Босх смотрел в сторону, за перегородку кабинки.
– Я хочу услышать от вас ответ, – сказал он. – Я подозреваемый?
– Нет. По крайней мере, вы им не были, пока не явились к нам сегодня утром. А теперь уже не знаю. Я стараюсь быть откровенной. Попытайтесь взглянуть на дело с нашей точки зрения. Некий человек, к которому мы приглядывались в прошлом году, приходит к нам и заявляет, что он расследует убийство другого человека, к которому мы приглядывались еще пристальнее. И этот первый говорит: «Дайте мне ваши материалы».
Ей не было никакой выгоды так много ему рассказывать. Он понимал это и понимал, что она, видимо, сознательно ставила себя в трудное положение, вообще рассказывая что-либо. Несмотря на все дерьмо, в которое он угодил или был кем-то впихнут, Гарри Босх начинал проникаться симпатией к холодной, неуступчивой, трудной в общении Элинор Уиш.
– Если вы не хотите говорить о Медоузе, скажите кое-что обо мне самом. Вы сказали, что сначала ко мне приглядывались, а потом оставили в покое. Каким образом вы очистили меня от подозрений? Вы ездили в Мексику?

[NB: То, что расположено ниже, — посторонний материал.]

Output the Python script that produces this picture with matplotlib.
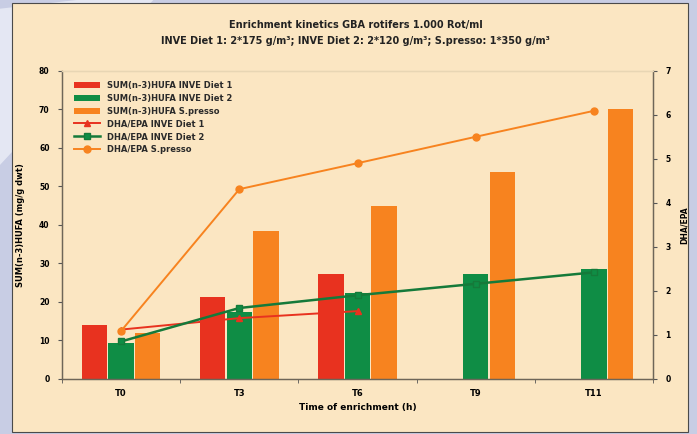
import numpy as np
import matplotlib.pyplot as plt
from matplotlib.patches import Rectangle, Polygon

categories = ["T0", "T3", "T6", "T9", "T11"]

# SUM(n-3)HUFA, mg/g dwt
hufa_diet1 = [14.1, 21.3, 27.2, np.nan, np.nan]
hufa_diet2 = [9.4, 17.3, 22.2, 27.3, 28.5]
hufa_spresso = [12.0, 38.4, 44.9, 53.8, 70.0]

# DHA/EPA ratio
dha_diet1 = [1.12, 1.38, 1.54, np.nan, np.nan]
dha_diet2 = [0.85, 1.61, 1.90, 2.16, 2.42]
dha_spresso = [1.09, 4.31, 4.90, 5.50, 6.09]

red = "#e8321f"
green = "#0f8d45"
orange = "#f7831f"
beige = "#fbe6c2"

fig = plt.figure(figsize=(6.97, 4.34), dpi=100)
fig.patch.set_facecolor("#c8cde4")

# light diagonal band in the top-left corner and the beige panel
fig.patches.append(Polygon([[0, 0.62], [0, 0.98], [0.11, 1.0], [0.22, 1.0]],
                           closed=True, transform=fig.transFigure,
                           facecolor="#e4e7f3", edgecolor="none", zorder=0))
fig.patches.append(Rectangle((0.017, 0.005), 0.97, 0.988, transform=fig.transFigure,
                             facecolor=beige, edgecolor="#4a4a4a", lw=0.8, zorder=1))

ax = fig.add_axes([0.089, 0.127, 0.848, 0.710])
ax.set_facecolor(beige)
ax.set_zorder(2)
ax2 = ax.twinx()
ax2.set_zorder(3)

x = np.arange(len(categories))
w = 0.215
ax.bar(x - 0.225, hufa_diet1, w, color=red, label="SUM(n-3)HUFA INVE Diet 1")
ax.bar(x, hufa_diet2, w, color=green, label="SUM(n-3)HUFA INVE Diet 2")
ax.bar(x + 0.225, hufa_spresso, w, color=orange, label="SUM(n-3)HUFA S.presso")

ax2.plot(x, dha_diet1, color=red, lw=1.4, marker="^", ms=5, label="DHA/EPA INVE Diet 1")
ax2.plot(x, dha_diet2, color="#157a3a", lw=1.8, marker="s", ms=5,
         mfc=green, label="DHA/EPA INVE Diet 2")
ax2.plot(x, dha_spresso, color=orange, lw=1.4, marker="o", ms=5, label="DHA/EPA S.presso")

ax.set_xlim(-0.5, 4.5)
ax.set_ylim(0, 80)
ax2.set_ylim(0, 7)
ax.set_yticks(range(0, 81, 10))
ax2.set_yticks(range(0, 8))
ax.set_xticks(x)
ax.set_xticklabels(categories)
ax.set_xticks(np.arange(-0.5, 5, 1), minor=True)
ax.tick_params(axis="x", which="major", length=0, pad=7)
ax.tick_params(axis="x", which="minor", length=3, color="#555555")

for a in (ax, ax2):
    a.tick_params(axis="y", labelsize=5.5, length=3, color="#555555", pad=6)
    for lab in a.get_yticklabels():
        lab.set_fontweight("bold")
    for s in a.spines.values():
        s.set_color("#6e6658")
        s.set_linewidth(0.9)
    a.spines["top"].set_color("#e8d6b4")
for lab in ax.get_xticklabels():
    lab.set_fontsize(6)
    lab.set_fontweight("bold")

ax.set_ylabel("SUM(n-3)HUFA (mg/g dwt)", fontsize=6, fontweight="bold", labelpad=10)
ax2.set_ylabel("DHA/EPA", fontsize=5.5, fontweight="bold", labelpad=6)
ax.set_xlabel("Time of enrichment (h)", fontsize=6.5, fontweight="bold", labelpad=4)

fig.text(0.51, 0.935, "Enrichment kinetics GBA rotifers 1.000 Rot/ml",
         ha="center", fontsize=7, fontweight="bold", color="#222222")
fig.text(0.51, 0.898, "INVE Diet 1: 2*175 g/m³; INVE Diet 2: 2*120 g/m³; S.presso: 1*350 g/m³",
         ha="center", fontsize=7, fontweight="bold", color="#222222")

h1, l1 = ax.get_legend_handles_labels()
h2, l2 = ax2.get_legend_handles_labels()
leg = ax2.legend(h1 + h2, l1 + l2, loc="upper left", bbox_to_anchor=(0.01, 0.985),
                 frameon=False, fontsize=6, handlelength=3.2, handleheight=0.8,
                 labelspacing=0.45, borderaxespad=0.3)
for t in leg.get_texts():
    t.set_fontweight("bold")
    t.set_color("#2a2a2a")

fig.savefig("out.png", dpi=100, facecolor=fig.get_facecolor())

– Это и другое. – Она некоторое время смотрела на него, прежде чем продолжить. – Вас довольно быстро реабилитировали. Поначалу мы, конечно, взволновались. Я имею в виду, мы просматривали досье людей, имевших туннельный опыт во Вьетнаме, и вдруг там оказывается знаменитый Гарри Босх, детектив-суперзвезда, по следственным делам которого написана пара книжек, снят сериал. И этот парень, чьим именем полнились все газеты, вдруг оказывается в центре скандала. После месяца внутренних расследований его звезда рассыпается вдребезги и из элитного отдела ограблений и убийств его переводят… – Она осеклась.
– На помойку, – докончил он за нее.
Она уставилась в стакан и продолжила:
– Поэтому Рурк тотчас начал строить умозаключения: а что, если вы именно так провели этот вынужденный отпуск – роя подкоп в банк. Из героев – в мерзавцы. Такой вот способ вновь заявить о себе… нечто безумное, вроде этого. Но когда мы стали изучать вашу подноготную и нынешние обстоятельства, то узнали, что этот месяц вы провели в Мексике. Мы отправили одного из своих людей в Энсеньяду проверить. Вы оказались чисты. Одновременно в Министерстве по делам ветеранов мы затребовали ваши медицинские документы… О, так это вы там сегодня наводили справки, не правда ли?
Босх кивнул. Она продолжала.
– Ну так вот, в тамошних медицинских картах были отчеты психиатра… Простите. Это звучит таким грубым вторжением в частную жизнь.
– Я хочу это знать.
– Терапия для переживающих посттравматический синдром. Я хочу сказать, что функционально вы вполне соответствуете. Но у вас порой случаются проявления посттравматического стресса в форме бессонницы и некоторых других вещей – клаустрофобии, например. Однажды врач даже написал, что вы никогда больше не сможете спуститься под землю. Так или иначе, мы подвергли ваши личностные характеристики проверке в нашей лаборатории поведенческой психологии при Академии ФБР в Квонтико. Они списали вас со счетов как подозреваемого. Сказали: невероятно, чтобы вы перешли черту ради финансовой выгоды.